I would like to pay tribute to the British and American service members who are fighting side by side in the mountains of Afghanistan and in the cities and villages of Iraq, just as our forefathers fought side by side in the sands of North Africa, on the beaches of Normandy and for the bridges over the Rhine.

British and American friendship has been forged over two centuries and is renewed with each generation.

Almost every family in Britain has a connection to America. When a British or American service member is killed in action, the people of Britain and America mourn together. Their loss is our loss; our families’ sorrow is their families’ sorrow.

After that Sept. 11 morning when America was attacked, the Coldstream Guards at Buckingham Palace played the Star Spangled Banner as they grieved for their American friends.

During 2007, I visited the Cambridge American Cemetery and Memorial site in England. It lies on a slope with the west and south sides framed by woodland.
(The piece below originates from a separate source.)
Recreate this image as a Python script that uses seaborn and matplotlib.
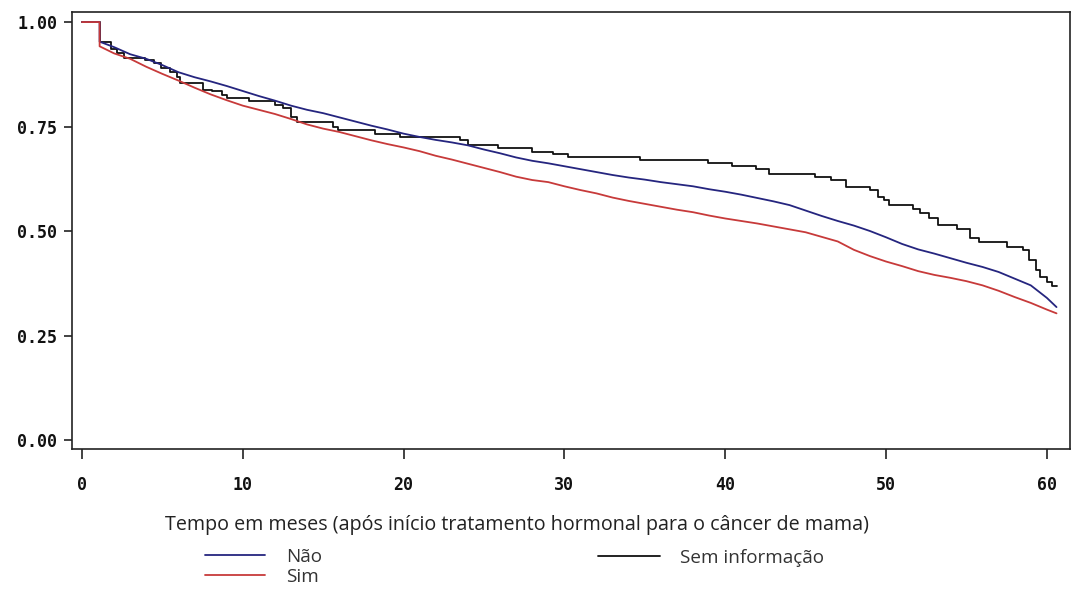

The cemetery contains the remains of 3,812 of our military dead; 5,127 names are recorded on the Tablets of the Missing.

This cemetery is a somber reminder that the British will never forget the sacrifice and service of the American service members who gave their lives for the success of liberty.

In fact, there are many cemeteries across Europe that honor the memory of American troops, resting row upon row, often alongside British service members.

Today in the distant lands of Afghanistan and Iraq, British and American service members are standing and sacrificing for the advance of freedom and the peace that freedom brings.

I can say from my experience here in Iraq, the British are the kind of partners you want by your side when things get serious.

My fellow service members and I honor the idealism and the bravery of the sons and daughters of Britain. America is fortunate to call Britain a friend.

– Tom Maiden lives in Shepherdstown with his wife and four children. He is currently serving in Iraq. When not serving as a “Citizen Sailor” Tom works part-time teaching insurance and financial planning at Shepherd University and owns a financial planning practice in Shepherdstown.